I don’t need validation, but I do seek useful critique. That means weighing opinions from people with different assumptions, and not dismissing working procedures as anecdotal.
 

In sandbox play " the players to come up with a “quest” that may or may not exist at all yet; and then helping nudge play along if they don’t have anything in mind (or dangle some hooks)" is pretty close to how it plays out. I would imagine it looks very different in say a BitD game, but the whole point is for the players to come up with quests for themselves and to drive the campaign by pushing in whatever direction interests them
Sure, I guess my question would be how much does the latter bit rely on established elements or like "content." My personal exposure to Sandboxes tends to be from the OSR / Hexcrawl side, so stuff that's very dependent on rumor tables -> adventure/dungeon hooks etc and heavy GM prep of an entire series of content once players decide on a direction to go (or I guess a handful of random tables?). If you're coming at it from a different style of Sandbox play I probably don't have the context for that! But I was kinda using "quests" as a generic form of "scores" in that BITD/FITD tend tie all that back very explicitly to the premise -> sub-premise, and constantly reinforce that in a fairly relentless manner.

You can still have focus within a sandbox if you want.

Play to find out is very much the aim of a sandbox, though I suspect you guys are trying to do it in different ways than we would

Sure, what I'm trying to say is that a game like Blades has a set of focuses that are both built in (and reinforced by the progression mechanics etc), and then steered by teh players to a degree as well in a way that I just don't see in many other system. Eg: the explicit "crew" playbook that centers play (and sometimes in very different ways; a Cult is going to look a lot different then Bravos).

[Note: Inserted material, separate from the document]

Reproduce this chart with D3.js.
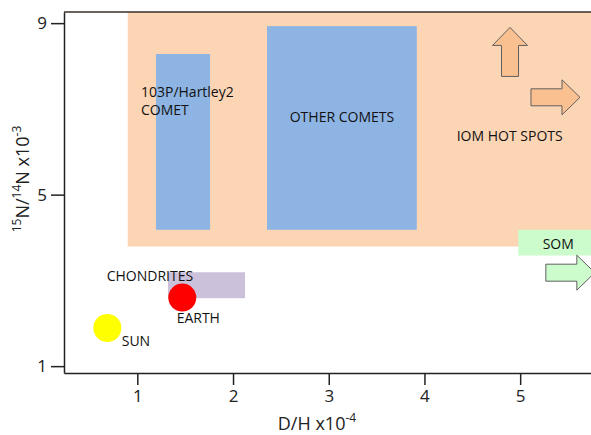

Can you elaborate on this. I just want to make sure I understand.

The game says you're a fledging crew of criminals, the actual Crew Type says a lot more. It tells you what your claims look like (fictional and mechanical progression elements), what your focus of Crime is, the factions you are likely to start in contact/conflict with, and the overall vibe of play. In Girl by Moonlight, it's instead Playsets that are "Heroic magical girls fight to reclaim a corrupted world" vs "mecha pilots struggling against extinction at the hands of the Leviathans" vs "dreams, desire, mass culture, and ideas developing a life of their own."

Basically almost all FITD games have sub-sets of the overarching premise that will drastically alter the thrust and themes of play just by picking them, and flag to the GM a lot of what you want to see right up front before you even start picking playbooks / world building / etc. (eg: Scum and Villainy has 3 different ship types that lead to pretty fundamentally different games).

Because the players pick this, and are given a set of concrete objectives they can always return to - the game itself is providing a lot of direction before the GM even gets involved.

Does that make sense? I just contrast it in my head with Dolmenwood, which as an OSR sandbox doesnt really have this sort of really core player-picked immediate thrust of play.

And then the framing mechanics come in, where like we had the yelling about "wow dumping people at the dungeon is railroading" but in FITD you just cut to the score, then cut to framed downtime, and zoom out to talk meta or third person flow of time and newpaper outcomes or factional results, and then zoom back in to a Gather Info, etc.